Conditioning yourself for something other than exercise
The first principle of Paleo fitness states that the most basic and appropriate function of exercise should be to condition someone for something other than exercise. Whether that something is a sport is of small significance. Exercise is, and should remain, a means (a method) to an end (a goal), but many conventional fitness practices forget this detail, because they take the means (exercise) and make it an ends (a sport or competition).
Exercise should be a means to health. Exercise should promote health and vitality — and never, under any circumstance, should it ever detract from that. When that is covered, you may then explore exercise as a means to other ends, such as for spiritual purposes or athletic enhancement.
The harm comes when people turn exercise into a competitive sport. Quality is swapped for quantity, and people get hurt. Exercise should make you better at all things, at all times, and in every way. Anything else simply won’t do.
Getting just the right amount of exercise
The second principle of Paleo fitness states that exercise is best served in small to moderate doses, which is to say just enough to get the job done and not a smidgeon more. But again, conventional practices overlook this detail, made clear by the number of people who spend hours every day trudging on treadmills and spinning on bicycles.
Practices that create a chronic state of stress on the body are ill suited for sustainable bodily profits, not to mention wholly ineffective for long-term weight loss. Again, exercise should make you better at all things, at all times, and in every way.
Now the “right” amount of exercise is entirely relative and subjective, but in most cases, it’s probably a lot less than you think.
Promoting beautiful movement
The third principle of Paleo fitness states that exercise should promote beautiful movement and stimulate a positive hormonal response.
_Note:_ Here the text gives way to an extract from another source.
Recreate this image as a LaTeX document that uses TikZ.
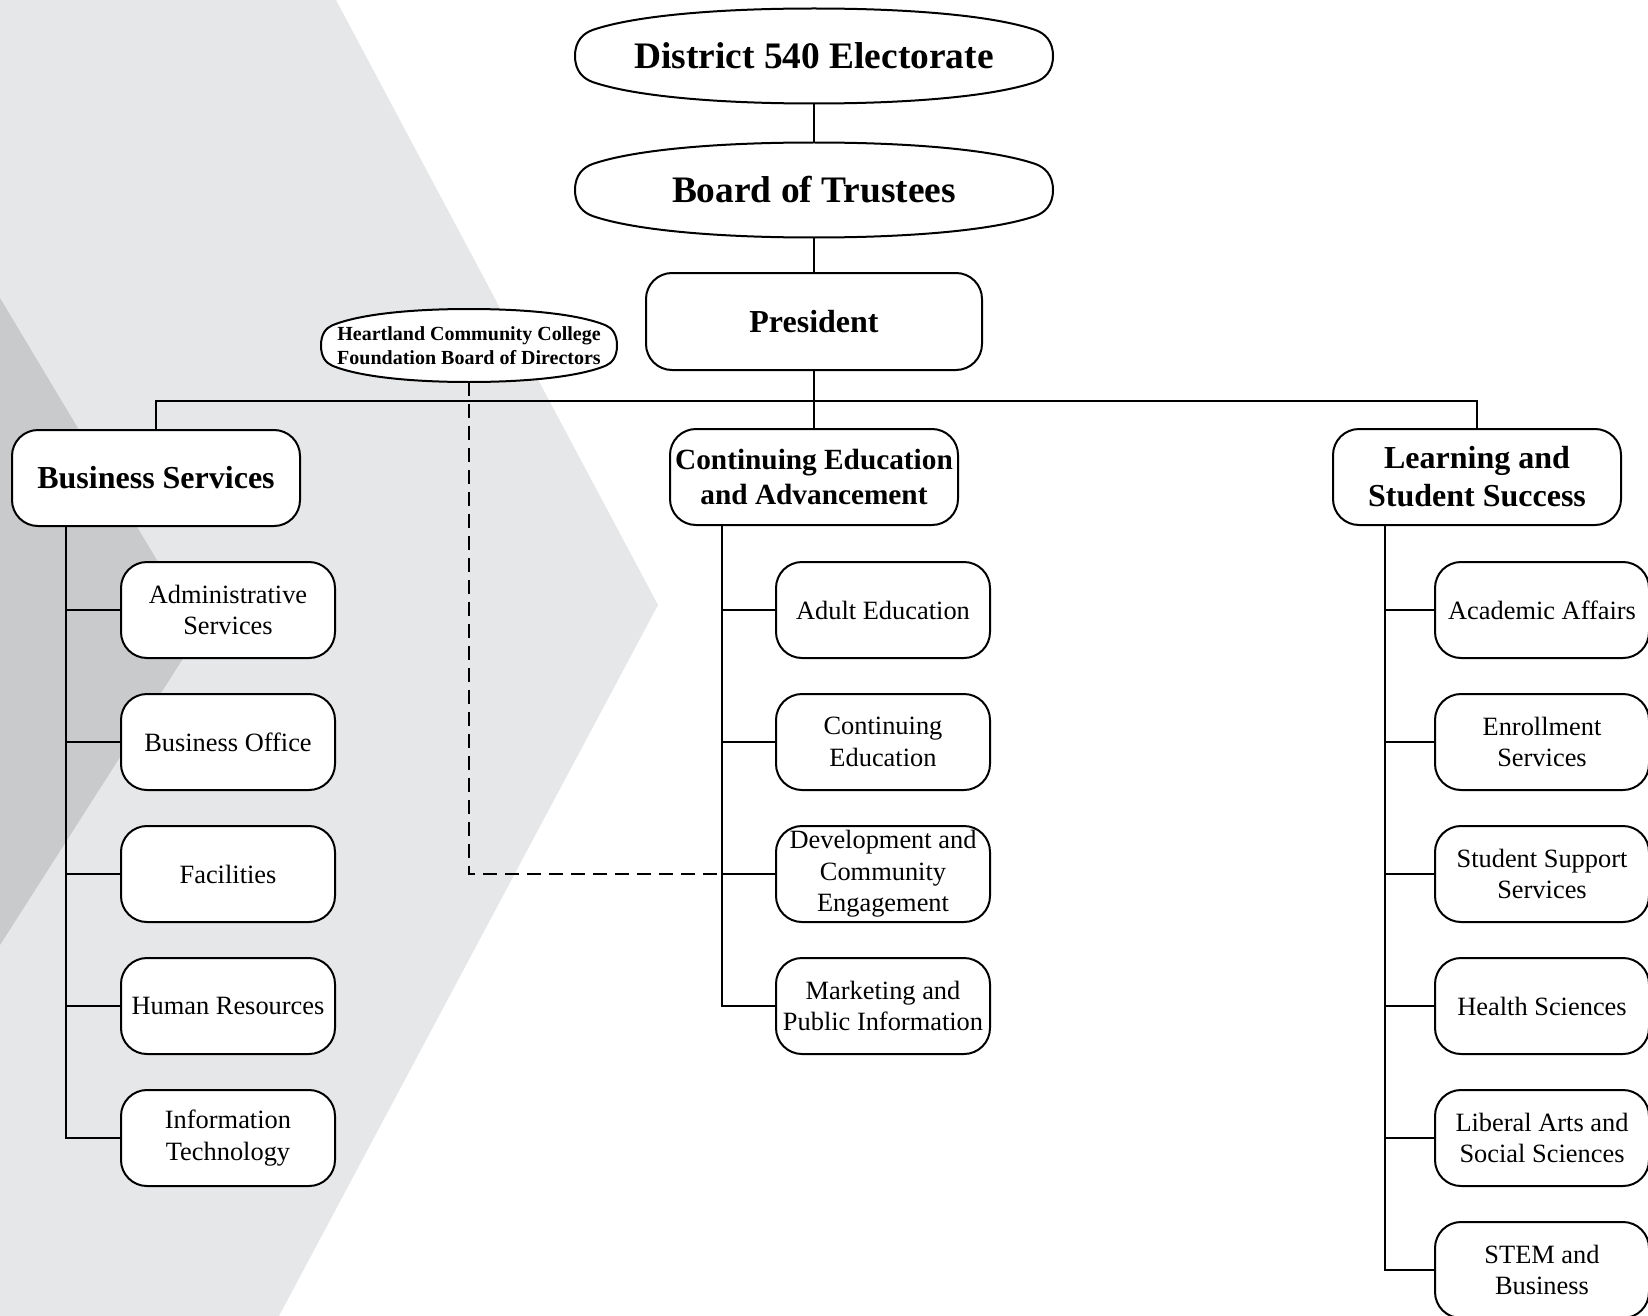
\documentclass[tikz,border=0pt]{standalone}
\usepackage{fontspec}
\setmainfont{Liberation Serif}
\definecolor{bglight}{RGB}{230,231,232}
\definecolor{bgdark}{RGB}{201,202,204}
\newcommand{\ovaloutline}[3]{\draw[line width=2pt, fill=white, shift={#1}] (-#2,0) .. controls (-#2,{0.32*#3}) and ({-0.965*#2},{0.48*#3}) .. ({-0.925*#2},{0.55*#3}) .. controls ({-0.75*#2},{0.85*#3}) and ({-0.4*#2},#3) .. (0,#3) .. controls ({0.4*#2},#3) and ({0.75*#2},{0.85*#3}) .. ({0.925*#2},{0.55*#3}) .. controls ({0.965*#2},{0.48*#3}) and (#2,{0.32*#3}) .. (#2,0) .. controls (#2,{-0.32*#3}) and ({0.965*#2},{-0.48*#3}) .. ({0.925*#2},{-0.55*#3}) .. controls ({0.75*#2},{-0.85*#3}) and ({0.4*#2},-#3) .. (0,-#3) .. controls ({-0.4*#2},-#3) and ({-0.75*#2},{-0.85*#3}) .. ({-0.925*#2},{-0.55*#3}) .. controls ({-0.965*#2},{-0.48*#3}) and (-#2,{-0.32*#3}) .. cycle;}

\begin{document}
\begin{tikzpicture}[x=1pt, y=-1pt, link/.style={line width=2pt}, ovaltext/.style={inner sep=0pt, align=center, font=\fontsize{37.4}{44}\selectfont\bfseries}, box/.style={draw, line width=2pt, rounded corners=26pt, fill=white, align=center, inner sep=2pt, minimum height=96pt}, head/.style={box, minimum width=288pt, font=\fontsize{32}{38}\selectfont\bfseries}, unit/.style={box, minimum width=214pt, font=\fontsize{26.4}{31.5}\selectfont}]
	\useasboundingbox (0,0) rectangle (1648,1316);
	\fill[bglight] (0,0) -- (336,0) -- (658,605) -- (279,1316) -- (0,1316) -- cycle;
	\fill[bgdark] (0,298) -- (200,632) -- (0,945) -- cycle;
	\ovaloutline{(814,56)}{239}{47.5}
	\node[ovaltext, minimum width=478pt, minimum height=95pt] (elect) at (814,56) {District 540 Electorate};
	\ovaloutline{(814,190)}{239}{47.5}
	\node[ovaltext, minimum width=478pt, minimum height=95pt] (board) at (814,190) {Board of Trustees};
	\ovaloutline{(469,345.5)}{148}{36.5}
	\node[ovaltext, minimum width=296pt, minimum height=73pt, font=\fontsize{20}{24}\selectfont\bfseries] (found) at (469,345.5) {Heartland Community College\\Foundation Board of Directors};
	\node[head, minimum width=336pt, minimum height=97pt] (pres) at (814,321.5) {President};
	\node[head] (bsvc) at (156,478) {Business Services};
	\node[head, font=\fontsize{29.3}{34.7}\selectfont\bfseries] (cont) at (814,477) {Continuing Education\\and Advancement};
	\node[head] (lss) at (1477,477) {Learning and\\Student Success};
	\foreach \n/\t [count=\i] in {adm/{Administrative\\Services}, bof/{Business Office}, fac/{Facilities}, hr/{Human Resources}, it/{Information\\Technology}} {\node[unit] (\n) at (228,{610+132*(\i-1)}) {\t};}
	\foreach \n/\t [count=\i] in {ae/{Adult Education}, ce/{Continuing\\Education}, dce/{Development and\\Community\\Engagement}, mpi/{Marketing and\\Public Information}} {\node[unit] (\n) at (883,{610+132*(\i-1)}) {\t};}
	\foreach \n/\t [count=\i] in {aa/{Academic Affairs}, es/{Enrollment\\Services}, sss/{Student Support\\Services}, hs/{Health Sciences}, lass/{Liberal Arts and\\Social Sciences}, stem/{STEM and\\Business}} {\node[unit] (\n) at (1542,{610+132*(\i-1)}) {\t};}
	\coordinate (bus) at (814,401);
	\coordinate (tl) at (66,0);
	\coordinate (tm) at (722,0);
	\coordinate (tr) at (1385,0);
	\draw[link] (elect) -- (board);
	\draw[link] (board) -- (pres);
	\draw[link] (pres) -- (cont);
	\draw[link] (bsvc.north) |- (bus) -| (lss.north);
	\foreach \u in {adm,bof,fac,hr,it} {\draw[link] (bsvc.south -| tl) |- (\u.west);}
	\foreach \u in {ae,ce,dce,mpi} {\draw[link] (cont.south -| tm) |- (\u.west);}
	\foreach \u in {aa,es,sss,hs,lass,stem} {\draw[link] (lss.south -| tr) |- (\u.west);}
	\draw[link, dash pattern=on 14pt off 8pt] (found) |- (dce.west -| tm);
\end{tikzpicture}
\end{document}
Just as trudging on the treadmill is equal to committing biomechanical treason so is crushing yourself day in and day out by lifting weights. One promotes a dysfunctional movement pattern (gait) and the other a negative long-term hormonal response (overtraining). But conventional fitness practices manage to overlook this detail, as big-box gyms pummel the masses with a less than choice exercise selection. Injury rates are high and retention low. Go figure.
With Paleo fitness, you marry beautiful movement with beautiful food, which results in a strong, beautiful body.
Keeping it simple: The secret to a good fitness program
Any exercise (and nutrition) program will improve in direct proportion to the number of things that you can keep out of it that don’t need to be there. In other words, the secret to a good exercise program is to strip it down to the fewest possible parts — the fundamentals — and leave it at that. Paleo fitness is all about simplicity.
The fundamentals of Paleo are simple and proven effective. All you have to do is follow a simple diet of meats, eggs, fish, veggies, nuts, seeds, and some fruit. Then move often and move beautifully, lift heavy every couple of days, and occasionally run for your life (just not on a treadmill).
The secret is to practice strength selectively. About 20 tried-and-true exercises — which probably amounts to less than 5 percent of all the exercises out there — are guaranteed to get you 95 percent of all the results you could ever want.
And just as you carefully choose how to move, be selective in what you eat, too. You need to eat less — not necessarily fewer calories but less variety and less frequently. Eat the same Paleo foods often, but eat them infrequently.
When it comes to fitness, “all change is decay.” Keep it simple with the fundamentals, and you’ll do all right.